▸ Data shown:
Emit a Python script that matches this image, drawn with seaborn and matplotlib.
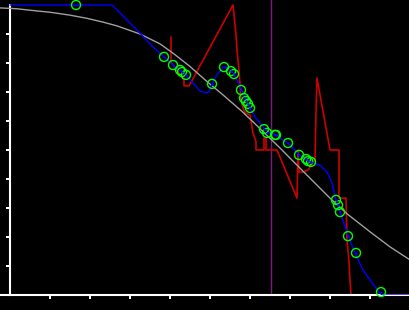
import matplotlib
matplotlib.use("Agg")
import matplotlib.pyplot as plt
import seaborn as sns
import pandas as pd

sns.set_theme(style="dark")

# ---- data ----
fit_x = [-0.25, 0.175, 0.5, 1.0, 1.5, 1.925, 2.325, 2.675, 3.25, 3.75, 4.075, 4.5, 4.925,
         5.325, 5.8, 6.075, 6.75, 7.0, 7.5, 8.0, 8.425, 9.0, 9.5, 10.0]
fit_y = [0.990, 0.987, 0.982, 0.975, 0.965, 0.954, 0.941, 0.928, 0.900, 0.866, 0.834, 0.788, 0.736,
         0.690, 0.633, 0.597, 0.507, 0.472, 0.403, 0.334, 0.280, 0.218, 0.166, 0.121]

smooth_x = [0, 2.55, 2.8, 2.925, 3.25, 3.575, 3.85, 4.075, 4.4, 4.575, 4.75, 4.9, 4.975,
            5.05, 5.175, 5.325, 5.45, 5.575, 5.675, 5.8, 6.0, 6.125, 6.25, 6.375, 6.5,
            6.675, 6.825, 6.95, 7.075, 7.225, 7.5, 7.75, 7.925, 8.05, 8.15, 8.25, 8.45,
            8.625, 8.825, 9.0, 9.225, 9.3, 10.0]
smooth_y = [1.0, 1.0, 0.966, 0.948, 0.903, 0.855, 0.821, 0.793, 0.759, 0.731, 0.703, 0.697, 0.700,
            0.728, 0.759, 0.786, 0.783, 0.766, 0.741, 0.707, 0.645, 0.614, 0.593, 0.572, 0.559,
            0.552, 0.534, 0.524, 0.507, 0.483, 0.459, 0.448, 0.424, 0.386, 0.328, 0.286, 0.207,
            0.145, 0.086, 0.052, 0.010, 0.0, 0.0]

raw_x = [4.025, 4.025, 4.35, 4.35, 4.475, 5.575, 5.6, 5.65, 5.675, 5.725, 5.75, 5.775, 5.825,
         5.875, 6.0, 6.05, 6.075, 6.15, 6.15, 6.35, 6.35, 6.4, 6.4, 6.675, 7.175, 7.2, 7.225,
         7.325, 7.45, 7.625, 7.65, 7.675, 8.0, 8.225, 8.225, 8.4, 8.425, 8.475, 8.5, 8.525, 8.7]
raw_y = [0.890, 0.803, 0.741, 0.721, 0.721, 1.000, 0.966, 0.897, 0.845, 0.776, 0.724, 0.672, 0.645,
         0.628, 0.621, 0.579, 0.559, 0.528, 0.500, 0.500, 0.541, 0.541, 0.500, 0.500, 0.334, 0.500, 0.424,
         0.424, 0.431, 0.466, 0.628, 0.748, 0.500, 0.500, 0.334, 0.334, 0.190, 0.114, 0.052, 0.0, 0.0]

pts_x = [1.65, 3.85, 4.075, 4.25, 4.3, 4.4, 5.05, 5.35, 5.525, 5.6, 5.775, 5.85, 5.9, 5.95, 6.0,
         6.35, 6.425, 6.625, 6.65, 6.95, 7.225, 7.4, 7.45, 7.525, 8.15, 8.2, 8.25, 8.45, 8.65, 9.275]
pts_y = [1.0, 0.821, 0.793, 0.776, 0.769, 0.759, 0.728, 0.786, 0.772, 0.762, 0.707, 0.679, 0.669,
         0.659, 0.645, 0.572, 0.559, 0.552, 0.552, 0.524, 0.483, 0.469, 0.462, 0.459, 0.328, 0.310,
         0.286, 0.203, 0.145, 0.010]

marker_x = 6.525
x_ticks = [1, 2, 3, 4, 5, 6, 7, 8, 9]
y_ticks = [0.1, 0.2, 0.3, 0.4, 0.5, 0.6, 0.7, 0.8, 0.9]

fit_df = pd.DataFrame({"x": fit_x, "y": fit_y})
smooth_df = pd.DataFrame({"x": smooth_x, "y": smooth_y})
raw_df = pd.DataFrame({"x": raw_x, "y": raw_y})
pts_df = pd.DataFrame({"x": pts_x, "y": pts_y})

fig = plt.figure(figsize=(4.1, 3.1), dpi=100, facecolor="black")
ax = fig.add_axes([0, 15 / 310, 1, 295 / 310])
ax.set_facecolor("black")

ax.axvline(marker_x, color="#7a1a80", lw=1.0, zorder=1)
sns.lineplot(data=raw_df, x="x", y="y", ax=ax, color="#cc0000", lw=1.2,
             estimator=None, sort=False, zorder=2)
sns.lineplot(data=fit_df, x="x", y="y", ax=ax, color="#a0a0a0", lw=1.0,
             estimator=None, sort=False, zorder=3)
for line in ax.lines:
    line.set_clip_on(False)
sns.lineplot(data=smooth_df, x="x", y="y", ax=ax, color="#0000ff", lw=1.0,
             estimator=None, sort=False, zorder=4)
sns.scatterplot(data=pts_df, x="x", y="y", ax=ax, s=42, facecolors="none",
                edgecolor="#00ff00", linewidth=1.0, zorder=5, clip_on=False)
sns.scatterplot(data=pts_df, x="x", y="y", ax=ax, s=3, color="#0000ff",
                linewidth=0, zorder=6, clip_on=False)

ax.set_xlim(-0.25, 10)
ax.set_ylim(0, 295 / 290)
ax.set_xticks(x_ticks)
ax.set_yticks(y_ticks)
ax.set_xticklabels([])
ax.set_yticklabels([])
ax.set_xlabel("")
ax.set_ylabel("")
ax.grid(False)
for s in ["top", "right"]:
    ax.spines[s].set_visible(False)
ax.spines["left"].set_position(("data", 0))
ax.spines["left"].set_bounds(0, 1.0)
for s in ["left", "bottom"]:
    ax.spines[s].set_color("white")
    ax.spines[s].set_linewidth(1.5)
ax.tick_params(axis="both", direction="out", length=3, width=1.4, color="white",
               bottom=True, left=True)

fig.savefig("out.png", dpi=100, facecolor="black")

▸ Stated problem: Go from the first line of the data above to the line containing "0.052, 0.0, 0.0]" and retype exactly those lines, both included, but none of the pictures.

▸ Response below:
Emit a Python script that matches this image, drawn with seaborn and matplotlib.
import matplotlib
matplotlib.use("Agg")
import matplotlib.pyplot as plt
import seaborn as sns
import pandas as pd

sns.set_theme(style="dark")

# ---- data ----
fit_x = [-0.25, 0.175, 0.5, 1.0, 1.5, 1.925, 2.325, 2.675, 3.25, 3.75, 4.075, 4.5, 4.925,
         5.325, 5.8, 6.075, 6.75, 7.0, 7.5, 8.0, 8.425, 9.0, 9.5, 10.0]
fit_y = [0.990, 0.987, 0.982, 0.975, 0.965, 0.954, 0.941, 0.928, 0.900, 0.866, 0.834, 0.788, 0.736,
         0.690, 0.633, 0.597, 0.507, 0.472, 0.403, 0.334, 0.280, 0.218, 0.166, 0.121]

smooth_x = [0, 2.55, 2.8, 2.925, 3.25, 3.575, 3.85, 4.075, 4.4, 4.575, 4.75, 4.9, 4.975,
            5.05, 5.175, 5.325, 5.45, 5.575, 5.675, 5.8, 6.0, 6.125, 6.25, 6.375, 6.5,
            6.675, 6.825, 6.95, 7.075, 7.225, 7.5, 7.75, 7.925, 8.05, 8.15, 8.25, 8.45,
            8.625, 8.825, 9.0, 9.225, 9.3, 10.0]
smooth_y = [1.0, 1.0, 0.966, 0.948, 0.903, 0.855, 0.821, 0.793, 0.759, 0.731, 0.703, 0.697, 0.700,
            0.728, 0.759, 0.786, 0.783, 0.766, 0.741, 0.707, 0.645, 0.614, 0.593, 0.572, 0.559,
            0.552, 0.534, 0.524, 0.507, 0.483, 0.459, 0.448, 0.424, 0.386, 0.328, 0.286, 0.207,
            0.145, 0.086, 0.052, 0.010, 0.0, 0.0]

raw_x = [4.025, 4.025, 4.35, 4.35, 4.475, 5.575, 5.6, 5.65, 5.675, 5.725, 5.75, 5.775, 5.825,
         5.875, 6.0, 6.05, 6.075, 6.15, 6.15, 6.35, 6.35, 6.4, 6.4, 6.675, 7.175, 7.2, 7.225,
         7.325, 7.45, 7.625, 7.65, 7.675, 8.0, 8.225, 8.225, 8.4, 8.425, 8.475, 8.5, 8.525, 8.7]
raw_y = [0.890, 0.803, 0.741, 0.721, 0.721, 1.000, 0.966, 0.897, 0.845, 0.776, 0.724, 0.672, 0.645,
         0.628, 0.621, 0.579, 0.559, 0.528, 0.500, 0.500, 0.541, 0.541, 0.500, 0.500, 0.334, 0.500, 0.424,
         0.424, 0.431, 0.466, 0.628, 0.748, 0.500, 0.500, 0.334, 0.334, 0.190, 0.114, 0.052, 0.0, 0.0]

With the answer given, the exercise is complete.